_EXERCISE OBJECTIVE_: Everything from the first line of the data below through the line that contains "plt.rcParams['axes.unicode_minus'] = False" should be written out exactly, please, and nothing more; the pictures stay out.
┌────────
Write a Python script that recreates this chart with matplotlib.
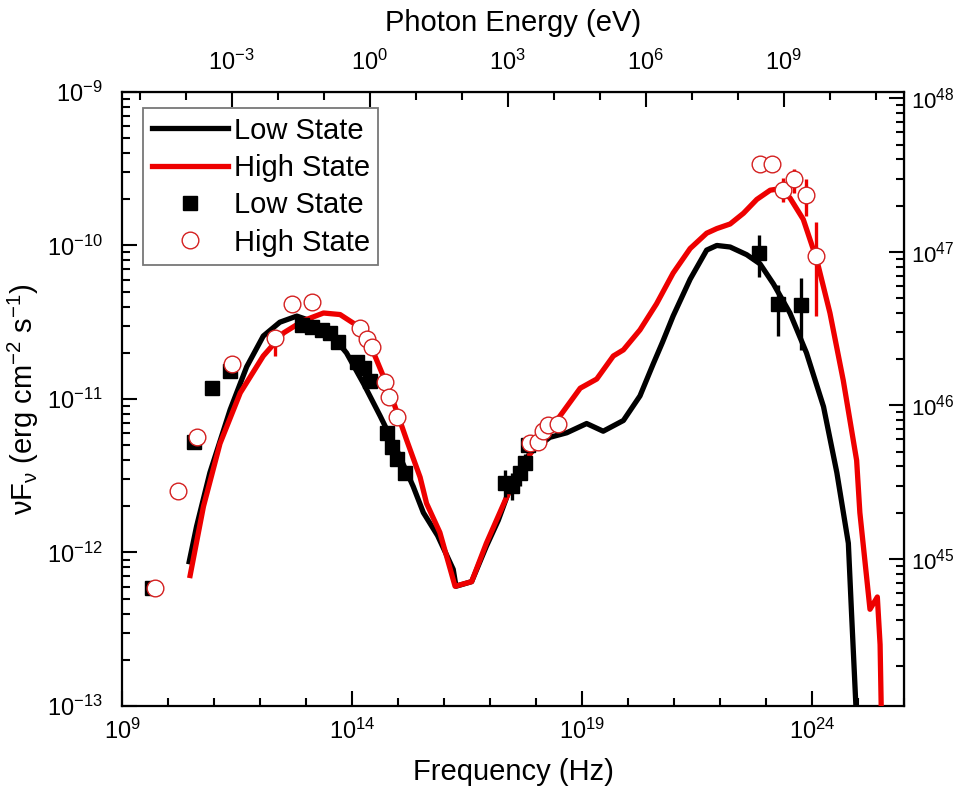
import numpy as np
import matplotlib
matplotlib.use('Agg')
import matplotlib.pyplot as plt
from matplotlib.ticker import FixedLocator, LogLocator, LogFormatterSciNotation, NullFormatter
from matplotlib.lines import Line2D

plt.rcParams['font.family'] = ['Liberation Sans', 'DejaVu Sans']
plt.rcParams['mathtext.fontset'] = 'custom'
plt.rcParams['mathtext.rm'] = 'Liberation Sans'
plt.rcParams['mathtext.it'] = 'Liberation Sans:italic'
plt.rcParams['mathtext.bf'] = 'Liberation Sans:bold'
plt.rcParams['axes.unicode_minus'] = False

# model curves: log10(nu / Hz), log10(nuFnu / erg cm^-2 s^-1)
low_model_lognu = [10.46, 10.62, 10.91, 11.35, 11.71, 12.07, 12.43, 12.80, 13.09, 13.52,
                   13.88, 14.25, 14.61, 14.97, 15.33, 15.55, 15.86, 16.20, 16.26, 16.60,
                   16.92, 17.18, 17.40, 17.65, 17.87, 18.30, 18.67, 19.10, 19.46, 19.90,
                   20.26, 20.55, 20.75, 20.98, 21.35, 21.71, 21.93, 22.22, 22.58, 22.87,
                   23.16, 23.52, 23.88, 24.25, 24.54, 24.79, 24.86, 24.97]
low_model_logf = [-12.06, -11.83, -11.48, -11.07, -10.79, -10.59, -10.50, -10.46, -10.49, -10.57,
                  -10.70, -10.90, -11.11, -11.33, -11.57, -11.74, -11.89, -12.11, -12.22, -12.19,
                  -11.96, -11.79, -11.61, -11.46, -11.35, -11.25, -11.22, -11.16, -11.21, -11.14,
                  -10.98, -10.77, -10.63, -10.46, -10.22, -10.03, -10.00, -10.01, -10.06, -10.12,
                  -10.25, -10.44, -10.70, -11.05, -11.48, -11.94, -12.40, -13.10]

high_model_lognu = [10.48, 10.77, 11.13, 11.57, 12.07, 12.51, 12.94, 13.38, 13.74, 14.10,
                    14.47, 14.83, 15.19, 15.48, 15.62, 15.91, 16.24, 16.60, 16.92, 17.36,
                    17.72, 18.09, 18.45, 18.96, 19.32, 19.68, 19.90, 20.26, 20.62, 20.98,
                    21.35, 21.71, 21.93, 22.22, 22.51, 22.80, 23.09, 23.30, 23.52, 23.81,
                    24.10, 24.39, 24.68, 24.97, 25.04, 25.26, 25.42, 25.48, 25.51]
high_model_logf = [-12.15, -11.70, -11.29, -10.96, -10.72, -10.57, -10.49, -10.44, -10.45, -10.52,
                   -10.70, -10.96, -11.27, -11.51, -11.68, -11.87, -12.22, -12.19, -11.94, -11.64,
                   -11.42, -11.27, -11.14, -10.93, -10.87, -10.72, -10.68, -10.55, -10.38, -10.18,
                   -10.02, -9.92, -9.89, -9.86, -9.79, -9.70, -9.64, -9.63, -9.69, -9.83,
                   -10.09, -10.44, -10.88, -11.40, -11.74, -12.37, -12.29, -12.60, -13.10]

# observed data, errors in dex (lower, upper)
low_data_lognu = [9.65, 10.57, 10.95, 11.35, 12.91, 13.12, 13.34, 13.52, 13.70, 14.10,
                  14.25, 14.39, 14.75, 14.86, 14.97, 15.15, 17.33, 17.47, 17.65, 17.76,
                  17.83, 22.85, 23.27, 23.76]
low_data_logf = [-12.23, -11.28, -10.93, -10.82, -10.52, -10.53, -10.55, -10.57, -10.63, -10.76,
                 -10.80, -10.88, -11.22, -11.31, -11.39, -11.48, -11.55, -11.57, -11.48, -11.42,
                 -11.30, -10.05, -10.38, -10.39]
low_data_errlo = [0, 0, 0, 0, 0, 0, 0, 0, 0, 0,
                  0, 0, 0, 0, 0, 0, 0.09, 0.09, 0.09, 0.06,
                  0.03, 0.155, 0.21, 0.29]
low_data_errhi = [0, 0, 0, 0, 0, 0, 0, 0, 0, 0,
                  0, 0, 0, 0, 0, 0, 0.09, 0.09, 0.09, 0.06,
                  0.03, 0.117, 0.12, 0.18]

high_data_lognu = [9.72, 10.21, 10.62, 11.38, 12.33, 12.69, 13.12, 14.17, 14.32, 14.43,
                   14.72, 14.81, 14.97, 17.87, 18.05, 18.16, 18.27, 18.48, 22.88, 23.14,
                   23.36, 23.61, 23.86, 24.09]
high_data_logf = [-12.23, -11.60, -11.25, -10.77, -10.60, -10.38, -10.37, -10.54, -10.61, -10.66,
                  -10.89, -10.99, -11.12, -11.29, -11.28, -11.21, -11.17, -11.16, -9.47, -9.47,
                  -9.64, -9.57, -9.67, -10.07]
high_data_errlo = [0, 0, 0, 0, 0.12, 0, 0, 0, 0, 0,
                   0, 0, 0, 0, 0, 0, 0, 0, 0, 0,
                   0.08, 0.09, 0.14, 0.39]
high_data_errhi = [0, 0, 0, 0, 0, 0, 0, 0, 0, 0,
                   0, 0, 0, 0, 0, 0, 0, 0, 0, 0,
                   0.08, 0.07, 0.10, 0.22]

bottom_ticks = [1e9, 1e14, 1e19, 1e24]
top_ticks = [1e-3, 1e0, 1e3, 1e6, 1e9]
left_ticks = [1e-13, 1e-12, 1e-11, 1e-10, 1e-9]
right_ticks = [1e45, 1e46, 1e47, 1e48]

H_EV = 4.1357e-15      # Planck constant in eV s
LUM_FACTOR = 1.1e57    # 4 pi d^2 (nuLnu = factor * nuFnu)

RED = '#ee0000'


def to_flux(logf, elo, ehi):
    f = 10 ** np.array(logf)
    lower = f - f * 10 ** (-np.array(elo))
    upper = f * 10 ** np.array(ehi) - f
    return f, [lower, upper]


def style_ticks(a, size=17):
    a.tick_params(which='both', direction='in', width=1.5, labelsize=size)
    a.tick_params(which='major', length=11)
    a.tick_params(which='minor', length=6)


fig = plt.figure(figsize=(9.61, 7.86), dpi=100)
ax = fig.add_axes([0.127, 0.1018, 0.8137, 0.7812])

ax.plot(10 ** np.array(low_model_lognu), 10 ** np.array(low_model_logf),
        color='black', lw=3.8, zorder=2, solid_joinstyle='round')
ax.plot(10 ** np.array(high_model_lognu), 10 ** np.array(high_model_logf),
        color=RED, lw=3.8, zorder=3, solid_joinstyle='round')

f_lo, err_lo = to_flux(low_data_logf, low_data_errlo, low_data_errhi)
ax.errorbar(10 ** np.array(low_data_lognu), f_lo, yerr=err_lo, fmt='s', color='black',
            ms=10, elinewidth=2.4, capsize=0, zorder=4)
f_hi, err_hi = to_flux(high_data_logf, high_data_errlo, high_data_errhi)
ax.errorbar(10 ** np.array(high_data_lognu), f_hi, yerr=err_hi, fmt='o', color=RED,
            mfc='white', mec='#d42020', mew=1.0, ms=12, elinewidth=2.4, capsize=0, zorder=5)

ax.set_xscale('log')
ax.set_yscale('log')
ax.set_xlim(1e9, 1e26)
ax.set_ylim(1e-13, 1e-9)

ax.xaxis.set_major_locator(FixedLocator(bottom_ticks))
ax.xaxis.set_minor_locator(FixedLocator([10.0 ** k for k in range(9, 27)]))
ax.xaxis.set_major_formatter(LogFormatterSciNotation())
ax.xaxis.set_minor_formatter(NullFormatter())
ax.yaxis.set_major_locator(FixedLocator(left_ticks))
ax.yaxis.set_major_formatter(LogFormatterSciNotation())
ax.yaxis.set_minor_locator(LogLocator(base=10, subs=np.arange(2, 10), numticks=20))
ax.yaxis.set_minor_formatter(NullFormatter())
style_ticks(ax)
ax.tick_params(axis='x', which='major', pad=9)
ax.tick_params(axis='y', which='major', pad=14)
for sp in ax.spines.values():
    sp.set_linewidth(1.6)

ax.set_xlabel('Frequency (Hz)', fontsize=21, labelpad=10)
ax.set_ylabel(r'νF$_{\mathrm{ν}}$ (erg cm$^{-2}$ s$^{-1}$)', fontsize=21, labelpad=4)

# top axis: photon energy
top = ax.secondary_xaxis('top', functions=(lambda nu: nu * H_EV, lambda e: e / H_EV))
top.xaxis.set_major_locator(FixedLocator(top_ticks))
top.xaxis.set_minor_locator(FixedLocator([10.0 ** k for k in range(-5, 12)]))
top.xaxis.set_major_formatter(LogFormatterSciNotation())
top.xaxis.set_minor_formatter(NullFormatter())
style_ticks(top)
top.tick_params(which='major', pad=12)
top.set_xlabel('Photon Energy (eV)', fontsize=21, labelpad=14)

# right axis: luminosity
right = ax.secondary_yaxis('right', functions=(lambda f: f * LUM_FACTOR, lambda l: l / LUM_FACTOR))
right.yaxis.set_major_locator(FixedLocator(right_ticks))
right.yaxis.set_major_formatter(LogFormatterSciNotation())
right.yaxis.set_minor_locator(FixedLocator([m * 10.0 ** k for k in range(44, 48) for m in range(2, 10)]))
right.yaxis.set_minor_formatter(NullFormatter())
style_ticks(right, size=16)
right.tick_params(which='major', pad=5)

handles = [
    Line2D([], [], color='black', lw=3.8),
    Line2D([], [], color=RED, lw=3.8),
    Line2D([], [], color='black', marker='s', ls='none', ms=10),
    Line2D([], [], color='#d42020', marker='o', ls='none', mfc='white', mew=1.0, ms=12),
]
labels = ['Low State', 'High State', 'Low State', 'High State']
leg = ax.legend(handles, labels, loc='upper left', bbox_to_anchor=(0.027, 0.974),
                borderaxespad=0, fontsize=21, handlelength=2.6, handletextpad=0.2,
                labelspacing=0.32, borderpad=0.3, fancybox=False, framealpha=1)
leg.get_frame().set_edgecolor('#777777')
leg.get_frame().set_linewidth(1.3)

fig.savefig('out.png', dpi=100)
└────────
_RESULT OF THIS TASK_:
Write a Python script that recreates this chart with matplotlib.
import numpy as np
import matplotlib
matplotlib.use('Agg')
import matplotlib.pyplot as plt
from matplotlib.ticker import FixedLocator, LogLocator, LogFormatterSciNotation, NullFormatter
from matplotlib.lines import Line2D

plt.rcParams['font.family'] = ['Liberation Sans', 'DejaVu Sans']
plt.rcParams['mathtext.fontset'] = 'custom'
plt.rcParams['mathtext.rm'] = 'Liberation Sans'
plt.rcParams['mathtext.it'] = 'Liberation Sans:italic'
plt.rcParams['mathtext.bf'] = 'Liberation Sans:bold'
plt.rcParams['axes.unicode_minus'] = False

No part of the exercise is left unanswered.